新型コロナウイルスの感染拡大防止に向け、綾部市民有志が、福祉・医療の現場などでの社会的検査の実施を求める住民団体を結成し、「市民への検査拡充を含めて、早期に実現させたい」と施設訪問や議会請願、行政への要望などに取り組んでいます。

 この住民団体は、「あやべPCR検査を求める会」(山口昭雄代表)。新婦人綾部支部や綾部健康友の会のメンバーら8人が中心となって、昨年8月に結成しました。結成のきっかけは、同会の吉崎篤子さんがコロナ禍の困り事を聞き取る中、保育士や看護師から日々の業務での感染への不安とともに検査を求める声が寄せられたことです。「せめて医療、保育、学校などで定期的な検査ができないものか」と取り組みを始めました。

 現在、福祉施設、保育所、医療期間、学校など同市内の60以上の施設を訪問し、日常的な感染リスクを抱えながらも、「エッセンシャルワーカー」として、社会を支える業務に従事する職員への感謝状を手渡し、状況や要望を聞いています。訪問すると、「すぐにでも検査をしてほしい」という切実な要望を寄せた介護施設もあるといいます。
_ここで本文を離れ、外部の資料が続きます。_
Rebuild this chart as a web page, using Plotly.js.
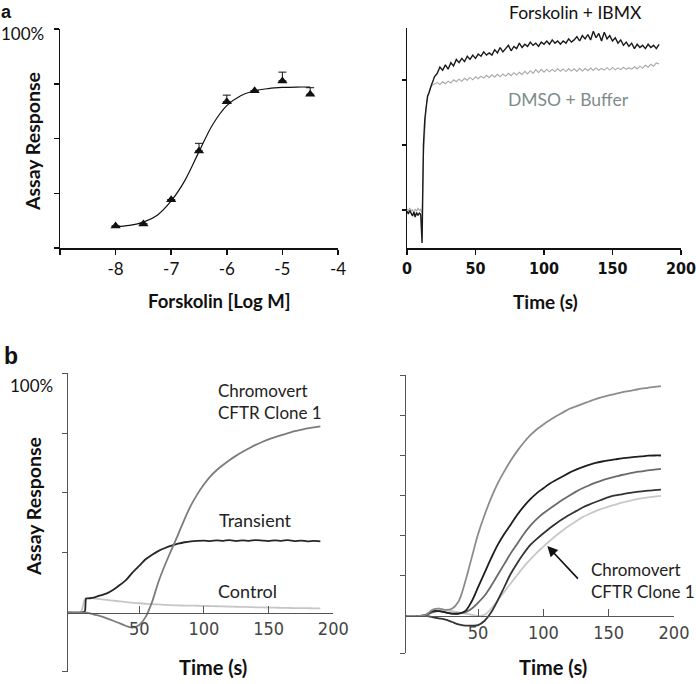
<!DOCTYPE html>
<html>
<head>
<meta charset="utf-8">
<script src="https://cdn.plot.ly/plotly-3.0.1.min.js"></script>
<style>
html,body{margin:0;padding:0;background:#fff;}
#chart{width:696px;height:684px;}
</style>
</head>
<body>
<div id="chart"></div>
<script>
// ---------- Panel a (left): dose response ----------
var logDose = [-8, -7.5, -7, -6.5, -6, -5.5, -5, -4.5];
var doseResp = [10, 11, 22, 44.3, 66.8, 71.8, 76.3, 70.2];
var doseErr = [0, 0, 0, 3.5, 3, 0, 4, 3];
var fitX = [-8, -7.75, -7.5, -7.25, -7, -6.75, -6.5, -6.25, -6, -5.75, -5.5, -5.25, -5, -4.75, -4.5];
var fitY = [9.7, 10.3, 11.8, 15, 21.5, 31, 44, 56.5, 65, 69.5, 71.8, 72.8, 73.3, 73.5, 73.5];
var doseTicks = [-9, -8, -7, -6, -5, -4];
var doseTickText = ['', '-8', '-7', '-6', '-5', '-4'];

// ---------- Panel a (right): kinetic traces ----------
var timeA = [0,1,2,3,4,5,6,7,8,9,10,11,12,13,14,15,16,17,18,19,20,
  22,24,26,28,30,32,34,36,38,40,42,44,46,48,50,52,54,56,58,60,62,64,66,68,70,72,74,76,78,80,
  82,84,86,88,90,92,94,96,98,100,102,104,106,108,110,112,114,116,118,120,122,124,126,128,130,
  132,134,136,138,140,142,144,146,148,150,152,154,156,158,160,162,164,166,168,170,172,174,176,178,180,182,184];
var forskIBMX = [19.5,18.2,19.8,18.5,17.3,19.1,16.8,18.9,17.5,18.6,18.0,4.8,50,62,69,72.5,74,76.5,78,79.5,81.5,
  83,86,84.5,87,85,88,86.5,89.5,88,90,88.5,91,89.5,91.5,90,92,91,93,91.5,92.5,91.5,94,92.5,95,93,94.5,96,93.5,95.5,94.5,
  97,95,96.5,95.5,97.5,96,97,95.5,97.5,96.5,98,96.5,98.5,97,98,96.5,98,97,99,97.5,98.5,100,98,100.5,99,
  101,98.5,102.5,99.5,101.5,98,102,99,100.5,98,99.5,97,98.5,96,97.5,95.5,97,94.5,96.5,95,96,94.5,96.5,95,96,94.5,96.5];
var dmsoBuffer = [20.5,19.8,21,19.5,20.2,18.8,20.5,19.6,20.8,19.9,20.3,18.5,45,60,68,72,75,76.5,77.5,77.8,78.2,
  78.8,77.9,79.2,78.3,79.5,78.6,80.1,79.2,80.4,79.4,80.8,79.9,81.2,80.1,81.5,80.6,81.8,80.9,82.2,81.1,82.4,81.3,82.6,81.5,82.8,81.8,83.1,82,83.4,82.3,
  83.6,82.5,84,82.8,84.3,83.1,84.8,83.4,84.9,83.6,85,83.8,84.9,83.9,85.2,84,85.1,83.9,85.3,84.1,85.2,84,85.4,84.2,85.3,
  84.3,85.5,84.4,85.6,84.5,85.4,84.6,85.7,84.6,85.8,84.7,85.6,84.8,85.9,84.9,85.7,85,86.1,85.1,86.4,85.5,86.8,85.9,87.3,86.4,87.9,87.4];
var timeATicks = [0, 50, 100, 150, 200];

// ---------- Panel b (left) ----------
var timeB1 = [-5,0,5,8,9,12,15,20,25,30,35,40,45,50,55,60,65,70,75,80,85,90,95,100,105,110,115,120,125,130,135,140,145,150,155,160,165,170,175,180,185,190];
var chromoClone1 = [0,0,0,0,0,-0.3,-0.8,-1.5,-2.4,-3.4,-4.5,-5.6,-6.3,-5.2,-1.8,4.5,13,20,26.3,32.5,39,44.8,49.5,53.5,56.9,59.6,61.8,63.8,65.6,67.2,68.7,70.1,71.3,72.4,73.3,74.2,75,75.8,76.4,77,77.4,77.8];
var transient = [0,0,0,0.5,5.8,6,6.3,7.2,8,9.5,11.5,13.7,16.8,19.5,22.3,24.2,25.8,27,28,28.8,29.4,29.8,30,30.1,29.9,30.2,30,30.3,29.9,30.2,30,30.3,30.1,29.9,30.2,30,30.3,29.9,30.1,29.8,30,29.8];
var control = [0.3,0,0.3,5.8,6.2,6.1,6.0,5.6,5.3,5.0,4.7,4.4,4.1,3.9,3.7,3.5,3.4,3.2,3.1,3.0,2.95,2.9,2.85,2.8,2.7,2.65,2.6,2.5,2.45,2.4,2.3,2.2,2.15,2.1,2.05,2.0,1.95,1.9,1.9,1.85,1.8,1.8];

// ---------- Panel b (right) ----------
var timeB2 = [-5,0,5,10,15,20,25,30,35,40,45,50,55,60,65,70,75,80,85,90,95,100,105,110,115,120,125,130,135,140,145,150,155,160,165,170,175,180,185,190];
var cloneA = [0,0,0,0.5,2.5,3,2.5,3,6,14,24,34,42,49,55,60,64.5,68.5,72,75,77.5,79.5,81.3,83,84.5,86,87,88,89,90,90.8,91.5,92.2,92.8,93.3,93.8,94.3,94.7,95.1,95.4];
var cloneB = [0,0,0,0.5,2,2,1.5,1,1,2,6,12,18,24,29.5,34,38,42,45.5,48.5,51,53,55,56.5,58,59.5,60.7,61.8,62.7,63.5,64.1,64.6,65,65.4,65.7,66,66.2,66.5,66.6,66.6];
var cloneC = [0,0,0,0.3,1.5,2,1.5,1,1,1.5,3,5.5,8.5,12.5,17,21.5,26,30,34,37.5,40.3,42.6,44.6,46.5,48.3,50,51.6,53,54.2,55.3,56.3,57.1,57.8,58.5,59.1,59.6,60,60.4,60.7,61];
var cloneD = [0,0,0,0,-0.5,-1,-1.5,-2.5,-3.5,-4,-4,-3.8,-2,1.5,6.5,12,17.5,22,26,29.5,32,34.3,36.5,38.5,40.3,42,43.5,45,46.2,47.3,48.3,49.3,50,50.5,51,51.4,51.7,52,52.2,52.4];
var cloneE = [0,0,0,0.5,2.5,3,2.5,2,1.5,1,0.5,0,0.5,3,6.5,10,13.6,17,20.5,23.5,26.3,28.8,31.2,33.5,35.6,37.5,39.3,41,42.3,43.5,44.5,45.4,46.2,47,47.7,48.3,48.8,49.2,49.5,49.8];
var timeBTicks = [50, 100, 150, 200];

// ---------- helpers ----------
var W = 696, H = 684;
function px(x){ return x / W; }
function py(y){ return 1 - y / H; }
var calib = 'Lato, "Open Sans", sans-serif';
var narrow = '"Liberation Sans Narrow", "DejaVu Sans Condensed", sans-serif';

var traces = [
  // a-left
  {x: fitX, y: fitY, xaxis:'x', yaxis:'y', mode:'lines', line:{color:'#111', width:1.2, shape:'spline'}, hoverinfo:'skip'},
  {x: logDose, y: doseResp, xaxis:'x', yaxis:'y', mode:'markers',
   marker:{symbol:'triangle-up', size:9, color:'#111'},
   error_y:{type:'data', symmetric:false, array: doseErr, arrayminus: doseErr.map(function(){return 0;}), color:'#111', thickness:1, width:4}},
  // a-right
  {x: timeA, y: dmsoBuffer, xaxis:'x2', yaxis:'y2', mode:'lines', line:{color:'#a8a8a8', width:1.1}},
  {x: timeA, y: forskIBMX, xaxis:'x2', yaxis:'y2', mode:'lines', line:{color:'#1a1a1a', width:1.4}},
  // b-left
  {x: timeB1, y: control, xaxis:'x3', yaxis:'y3', mode:'lines', line:{color:'#c6c6c6', width:1.8, shape:'spline', smoothing:0.6}},
  {x: timeB1, y: transient, xaxis:'x3', yaxis:'y3', mode:'lines', line:{color:'#262626', width:1.8, shape:'spline', smoothing:0.6}},
  {x: timeB1, y: chromoClone1, xaxis:'x3', yaxis:'y3', mode:'lines', line:{color:'#7c7c7c', width:1.8, shape:'spline', smoothing:0.8}},
  // b-right
  {x: timeB2, y: cloneE, xaxis:'x4', yaxis:'y4', mode:'lines', line:{color:'#c8c8c8', width:1.8, shape:'spline'}},
  {x: timeB2, y: cloneD, xaxis:'x4', yaxis:'y4', mode:'lines', line:{color:'#333333', width:1.8, shape:'spline'}},
  {x: timeB2, y: cloneC, xaxis:'x4', yaxis:'y4', mode:'lines', line:{color:'#6a6a6a', width:1.8, shape:'spline'}},
  {x: timeB2, y: cloneB, xaxis:'x4', yaxis:'y4', mode:'lines', line:{color:'#1e1e1e', width:1.8, shape:'spline'}},
  {x: timeB2, y: cloneA, xaxis:'x4', yaxis:'y4', mode:'lines', line:{color:'#8c8c8c', width:1.8, shape:'spline'}}
];

var baseAxis = {showgrid:false, zeroline:false, showline:true, fixedrange:true, ticklabeloverflow:'allow'};

function ann(text, x, y, opts){
  var a = {text:text, x:px(x), y:py(y), xref:'paper', yref:'paper', showarrow:false,
           xanchor:'center', yanchor:'middle', font:{family:calib, size:18, color:'#222'}};
  for (var k in opts){ a[k] = opts[k]; }
  return a;
}

var layout = {
  width: W, height: H,
  margin: {l:0, r:0, t:0, b:0},
  paper_bgcolor:'#fff', plot_bgcolor:'rgba(0,0,0,0)',
  showlegend:false,
  xaxis: Object.assign({}, baseAxis, {domain:[px(60), px(338)], range:[-9,-4], anchor:'y',
    linecolor:'#111', linewidth:1.5, ticks:'outside', ticklen:5, tickwidth:1.5, tickcolor:'#111',
    tickvals: doseTicks, ticktext: doseTickText, tickfont:{family:calib, size:17, color:'#111'}}),
  yaxis: Object.assign({}, baseAxis, {domain:[py(248), py(29)], range:[0,100], anchor:'x',
    linecolor:'#111', linewidth:1.5, ticks:'outside', ticklen:5, tickwidth:1.5, tickcolor:'#111',
    tickvals:[0,25,50,75,100], showticklabels:false}),
  xaxis2: Object.assign({}, baseAxis, {domain:[px(407), px(681)], range:[0,200], anchor:'y2',
    linecolor:'#111', linewidth:1.5, ticks:'outside', ticklen:5, tickwidth:1.5, tickcolor:'#111',
    tickvals: timeATicks, ticktext:['0','50','100','150','200'], tickfont:{family:narrow, size:16, color:'#111', weight:'bold'}}),
  yaxis2: Object.assign({}, baseAxis, {domain:[py(248), py(28)], range:[2.5,104], anchor:'x2',
    linecolor:'#111', linewidth:1.5, ticks:'outside', ticklen:4, tickwidth:1.5, tickcolor:'#111',
    tickvals:[20,50,80], showticklabels:false}),
  xaxis3: Object.assign({}, baseAxis, {domain:[px(68), px(333.3)], range:[-5,200], anchor:'free', position: py(612.7),
    linecolor:'#555', linewidth:1, ticks:'inside', ticklen:7, tickwidth:1, tickcolor:'#555',
    tickvals: timeBTicks, tickfont:{family:narrow, size:18, color:'#444'}}),
  yaxis3: Object.assign({}, baseAxis, {domain:[py(671.7), py(373.3)], range:[-24.7,100], anchor:'x3',
    linecolor:'#555', linewidth:1, ticks:'outside', ticklen:5, tickwidth:1, tickcolor:'#555',
    tickvals:[-24.7,25,50,75,100], showticklabels:false}),
  xaxis4: Object.assign({}, baseAxis, {domain:[px(406.3), px(674)], range:[-5,200], anchor:'free', position: py(616),
    linecolor:'#555', linewidth:1, ticks:'inside', ticklen:7, tickwidth:1, tickcolor:'#555',
    tickvals: timeBTicks, tickfont:{family:narrow, size:18, color:'#444'}}),
  yaxis4: Object.assign({}, baseAxis, {domain:[py(653.3), py(375)], range:[-15.5,100], anchor:'x4',
    linecolor:'#555', linewidth:1, ticks:'outside', ticklen:5, tickwidth:1, tickcolor:'#555',
    tickvals:[-15.5,16.67,33.33,50,66.67,83.33,100], showticklabels:false}),
  annotations: [
    ann('<b>a</b>', 6, 0, {yanchor:'top', font:{family:'"Liberation Sans", Arial, sans-serif', size:18, color:'#111'}}),
    ann('100%', 46, 34, {xanchor:'right', font:{family:calib, size:17, color:'#111'}}),
    ann('<b>b</b>', 11, 356, {font:{family:'"Liberation Sans", Arial, sans-serif', size:23, color:'#111'}}),
    ann('<b>Assay Response</b>', 32, 142, {textangle:-90, font:{family:calib, size:19.5, color:'#111'}}),
    ann('<b>Forskolin [Log M]</b>', 219, 301, {font:{family:calib, size:18.5, color:'#111'}}),
    ann('<b>Time (s)</b>', 545, 301, {font:{family:calib, size:19, color:'#111'}}),
    ann('Forskolin + IBMX', 575, 0, {yanchor:'top', font:{family:calib, size:17.5, color:'#111'}}),
    ann('DMSO + Buffer', 568, 100, {font:{family:calib, size:17.5, color:'#7d8b8b'}}),
    ann('<b>Assay Response</b>', 33, 507, {textangle:-90, font:{family:calib, size:19.5, color:'#111'}}),
    ann('100%', 55, 385, {xanchor:'right', font:{family:calib, size:17, color:'#111'}}),
    ann('Chromovert<br>CFTR Clone 1', 216, 401, {xanchor:'left', align:'left', font:{family:calib, size:17, color:'#222'}}),
    ann('Transient', 217, 520, {xanchor:'left'}),
    ann('Control', 216, 591, {xanchor:'left'}),
    ann('<b>Time (s)</b>', 213, 667, {font:{family:calib, size:20, color:'#111'}}),
    ann('<b>Time (s)</b>', 553, 667, {font:{family:calib, size:20, color:'#111'}}),
    ann('Chromovert<br>CFTR Clone 1', 589, 580, {xanchor:'left', align:'left', font:{family:calib, size:17, color:'#222'}}),
    {text:'', x:103, y:29, xref:'x4', yref:'y4', showarrow:true, ax:32, ay:34, axref:'pixel', ayref:'pixel',
     arrowhead:2, arrowsize:1.3, arrowwidth:1.6, arrowcolor:'#111', standoff:0}
  ]
};

Plotly.newPlot('chart', traces, layout, {displayModeBar:false, staticPlot:true});
</script>
</body>
</html>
 4月23日には、「あやべ作業所」を訪問。管理者は、全国的に社会的検査が広がりつつあるもと、入所施設であることから検査対象になっていないと言い、「持病がある利用者など、感染が出ると命に関わるので緊張感を持って仕事をしています。ワクチン接種が済むまで、せめて月に1度ぐらいの定期的な検査をしてほしい」と語りました。

 同会では、5月中に府と綾部市と懇談する予定で、訪問結果も伝えながら検査拡大の要求を届けます。

 同会は、昨年12月にも激励の色紙とメッセージを持参して54施設を訪問しており、「検査が進まない。もっと府が動いてほしい」(保育施設)などの声が寄せられていました。また、昨年の同市議会9月定例会へ請願を提出(日本共産党のみ賛成で不採択)。住民への検査拡充を含めた市長や府への要望、学習会の開催などに取り組んできました。

 検査拡充をめぐり、綾部市は独自施策として、高齢者福祉施設の新規入所者へのPCR検査実施(1度のみ)を新年度予算に計上しました。また、昨年1月には、与党会派が「誰でも何時でもどこでも」PCR検査を受けられる体制づくりを市長に申し入れています。

 吉崎さんは「市の独自施策など部分的な前進もある。与党会派は請願に反対していたことを考えれば、検査拡充の必要性に対する認識が広がってきている」と話します。山口代表は、「大規模検査とともに、無症状感染者を保護する仕組みも必要だと感じており、市民からの要求活動を強めていきたい。何より府内各地でこうした取り組みを広げていけば、実現の力になると思う」と力を込めます。